In response to:
The Court & the Right to Vote: A Dissent from the August 15, 2013 issue
To the Editors:
John Paul Stevens [“The Court & the Right to Vote: A Dissent,” NYR, August 15] is confused about the history, the arithmetic, and, surprisingly, the constitutional status of the provision counting slaves as three fifths of a person for purposes of the apportionment of the House of Representatives.
Justice Stevens refers to a “slave bonus” as if treating slaves like other people would have magnified the power of the South. He writes as if apportionment was based on counting the number of people eligible to vote, but in fact apportionment is based on the population of the state irrespective of eligibility to vote. The Fourteenth Amendment did not change this fact, though it did remove the three-fifths clause. Article 1, section 2, paragraph 3 of the Constitution states:
Representatives and direct Taxes shall be apportioned among the several States which may be included within this Union, according to their respective Numbers, which shall be determined by adding to the whole Number of free Persons, including those bound to Service for a Term of Years, and excluding Indians not taxed, three fifths of all other Persons.

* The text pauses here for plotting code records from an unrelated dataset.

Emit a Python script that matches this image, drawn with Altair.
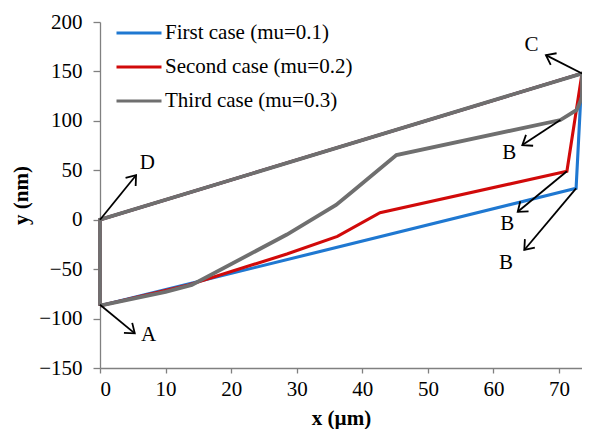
import math
import altair as alt
import pandas as pd

# ---------------- data ----------------
series_names = ["First case (mu=0.1)", "Second case (mu=0.2)", "Third case (mu=0.3)"]
series_colors = ["#1f78d1", "#d10a0a", "#6f6f6f"]

first_x = [0, 72.6, 73.5, 0, 0]
first_y = [-87, 31.7, 148, 0, -87]

second_x = [0, 8.5, 13.5, 28.5, 36.2, 42.7, 71.2, 73.5, 0, 0]
second_y = [-87, -74, -66, -34.7, -16.9, 7.1, 49, 148, 0, -87]

third_x = [0, 10, 14, 28.5, 36, 38.5, 45.2, 70.2, 72.7, 73.5, 73.5, 0, 0]
third_y = [-87, -73, -66, -15, 15, 28.6, 65.4, 100.8, 111, 124, 148, 0, -87]

# annotation arrows: start (x, y) -> tip (x2, y2), label position
arrow_labels = ["A", "D", "C", "B", "B", "B"]
arrow_x0 = [0, 0, 73.5, 70.2, 71.2, 72.6]
arrow_y0 = [-86, 0, 148, 100.8, 49, 31.7]
arrow_x1 = [5.3, 5.5, 68.0, 64.4, 63.7, 64.7]
arrow_y1 = [-115, 45, 166.5, 75.5, 8, -30.6]
label_x = [7.4, 7.2, 65.8, 62.4, 62.1, 61.9]
label_y = [-117, 57, 177, 67, -4.4, -44]

X_MAX = 73.5
Y_MIN, Y_MAX = -150, 200
W, H = 482, 346

# ---------------- tables ----------------
rows = []
for name, xs, ys in zip(series_names, [first_x, second_x, third_x], [first_y, second_y, third_y]):
    for i, (xv, yv) in enumerate(zip(xs, ys)):
        rows.append({"series": name, "x": xv, "y": yv, "i": i})
lines_df = pd.DataFrame(rows)

sx = W / X_MAX
sy = H / (Y_MAX - Y_MIN)
arrows_df = pd.DataFrame({
    "x": arrow_x0, "y": arrow_y0, "x2": arrow_x1, "y2": arrow_y1,
})
heads_df = pd.DataFrame({
    "x": arrow_x1, "y": arrow_y1,
    "angle": [
        math.degrees(math.atan2(-(y1 - y0) * sy, (x1 - x0) * sx)) % 360
        for x0, y0, x1, y1 in zip(arrow_x0, arrow_y0, arrow_x1, arrow_y1)
    ],
})
labels_df = pd.DataFrame({"x": label_x, "y": label_y, "label": arrow_labels})

FONT = "Liberation Serif"

x_enc = alt.X(
    "x:Q",
    scale=alt.Scale(domain=[0, X_MAX], nice=False, zero=False),
    axis=alt.Axis(values=list(range(0, 71, 10)), title="x (µm)", tickSize=5,
                  labelPadding=5, titleBaseline="bottom", titleY=60),
)
y_enc = alt.Y(
    "y:Q",
    scale=alt.Scale(domain=[Y_MIN, Y_MAX], nice=False, zero=False),
    axis=alt.Axis(values=list(range(-150, 201, 50)), title="y (nm)", tickSize=7,
                  labelPadding=11, titlePadding=7),
)
color_enc = alt.Color(
    "series:N",
    scale=alt.Scale(domain=series_names, range=series_colors),
    sort=series_names,
    legend=alt.Legend(
        orient="none", legendX=15, legendY=-13, title=None,
        symbolType="stroke", symbolSize=2025, symbolStrokeWidth=3,
        labelFont=FONT, labelFontSize=21, labelColor="black", labelLimit=500,
        labelOffset=2, rowPadding=-10,
    ),
)

base_lines = alt.Chart(lines_df)
lines_thin = base_lines.mark_line(strokeWidth=3.1, strokeJoin="miter").encode(
    x=x_enc, y=y_enc, order="i:Q", color=color_enc,
).transform_filter(alt.datum.series != series_names[2])
lines_gray = base_lines.mark_line(strokeWidth=3.8, strokeJoin="miter").encode(
    x=x_enc, y=y_enc, order="i:Q", color=color_enc,
).transform_filter(alt.datum.series == series_names[2])

rules = alt.Chart(arrows_df).mark_rule(color="black", strokeWidth=1.8).encode(
    x=x_enc, y=y_enc, x2="x2:Q", y2="y2:Q"
)

heads = alt.Chart(heads_df).mark_point(
    shape="M -1,-0.75 L 0,0 L -1,0.75", filled=False, color="black",
    strokeWidth=1.8, size=300, opacity=1,
).encode(x=x_enc, y=y_enc, angle=alt.Angle("angle:Q", scale=None))

labels = alt.Chart(labels_df).mark_text(
    font=FONT, fontSize=21, color="black", align="center", baseline="middle"
).encode(x=x_enc, y=y_enc, text="label:N")

chart = (
    alt.layer(lines_thin, lines_gray, rules, heads, labels)
    .properties(
        width=W, height=H,
        autosize=alt.AutoSizeParams(type="none"),
        padding={"left": 92, "top": 14, "right": 0, "bottom": 61},
    )
    .configure_view(stroke=None)
    .configure_axis(
        grid=False,
        labelFont=FONT, labelFontSize=21, labelColor="black",
        titleFont=FONT, titleFontSize=21, titleFontWeight="bold", titleColor="black",
        domainColor="#808080", tickColor="#808080", domainWidth=1.3, tickWidth=1.3,
    )
)

chart.save("out.html", embed_options={"renderer": "svg", "actions": False})
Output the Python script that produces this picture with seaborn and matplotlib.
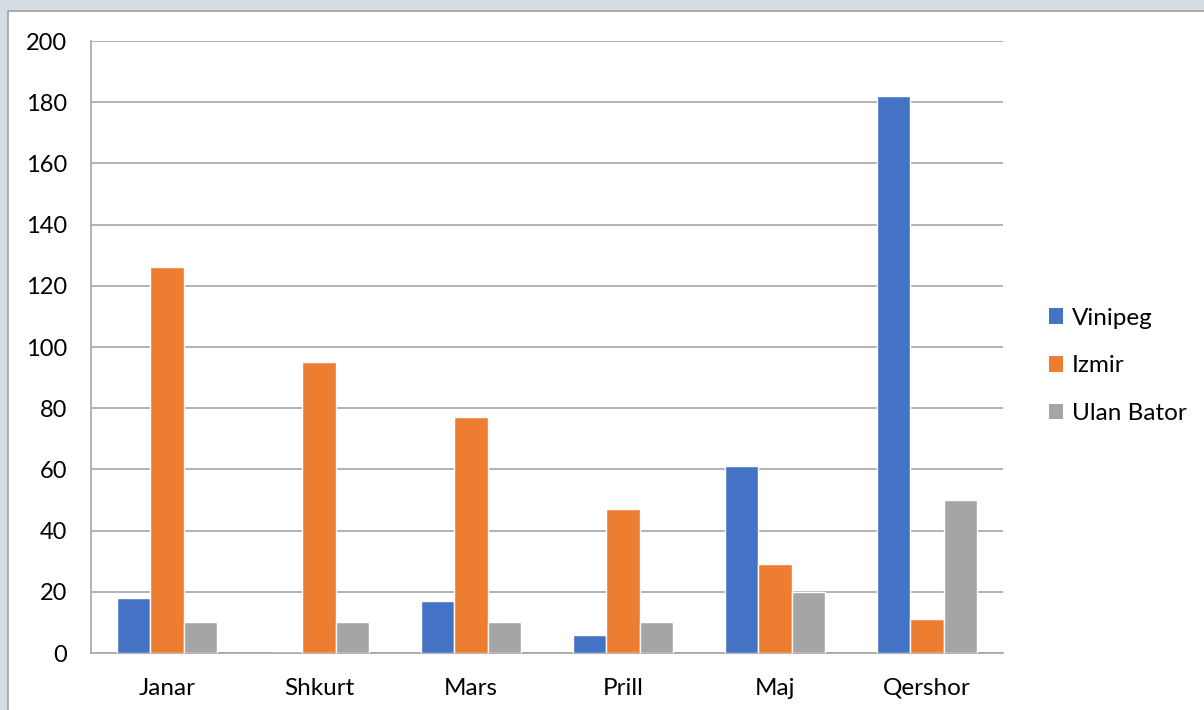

Thus a state would always gain relative strength in Congress from an increase in population relative to other states whether or not that population was eligible to vote. But many groups of nonvoters were included in the “whole Number of free Persons”: women, noncitizens, nonproperty owners all counted as one each. Slaves counted as only three fifths, and the slave states would have gained congressional strength by counting them as whole persons, as Justice Stevens recognizes in his discussion of the situation after the Civil War. The “slave bonus” is only a bonus if—contrary to the practice with respect to all other parts of the population (with the exception of the nontaxed Indians)—slaves were ignored altogether.
In the debates over the drafting of the Constitution, the slaves-count-three-fifths clause was not promoted by the slave states: they in fact would have preferred to count slaves as whole persons. Northern states would have preferred to diminish the power of the South by not counting them at all. The three-fifths compromise was proposed by James Wilson of Pennsylvania and Roger Sherman of Connecticut—both representatives of nonslave states.
Before the Civil War, there was no “slave bonus” unless one argues that slaves should not have counted as people at all. If anything, relative to other nonvoters, there was a two-fifths slave deficit. The consequences of ending the three-fifths clause are immediately obvious in the change in apportionment of the slave states before and after the Civil War. According to the apportionment based on the 1860 census, the fifteen slave states (which include some that did not join the Confederacy) together elected 85 representatives (35.0 percent of the total membership of the House of Representatives). After the 1870 census, the sixteen former slave states (West Virginia having been divided from Virginia) elected 106 representatives (36.3 percent of a now larger total membership). Removing the three-fifths clause expanded their representation, so it is odd to call it a “slave bonus.”
Of course, it remains true that when voting is suppressed for some groups de jure or de facto, the remaining voters gain relative influence. Jim Crow laws did magnify the influence of white voters—and not only “white supremacists”—just as not permitting women to vote magnified the influence of male voters; but that is a distinct issue from the three-fifths clause, which could only have diminished the influence of slaveholders relative to voters in nonslave states—which was exactly the point when it was adopted in 1789.
Kevin D. Hoover
Professor of Economics and Philosophy
Duke University
Durham, North Carolina
John Paul Stevens replies:
Professor Hoover is correct when he points out that the use of the term “slave bonus” is appropriate only “if treating slaves like other people would have magnified the power of the South.” It clearly would have done so, which is why the Northern states objected to counting slaves for apportionment purposes and the three-fifths compromise became necessary. Given the fact that slaves—unlike women and children—were essentially unprotected by the law, neutral decision-makers would surely have supported the Northern position. The importance of the bonus is explained by Earl E. Pollock on pages 28–32 of his recent book, Race and the Supreme Court (2012). The term “slave bonus” has been previously used by scholars, including Garry Wills, “Negro President”: Jefferson and the Slave Power (2003), pp. 4, 75–77, 110, 185, 235; Sanford Levinson, Our Undemocratic Constitution (2006), p. 90; and Kenneth Prewitt, What Is Your Race? The Census and Our Flawed Efforts to Classify Americans (2013), pp. 41, 73.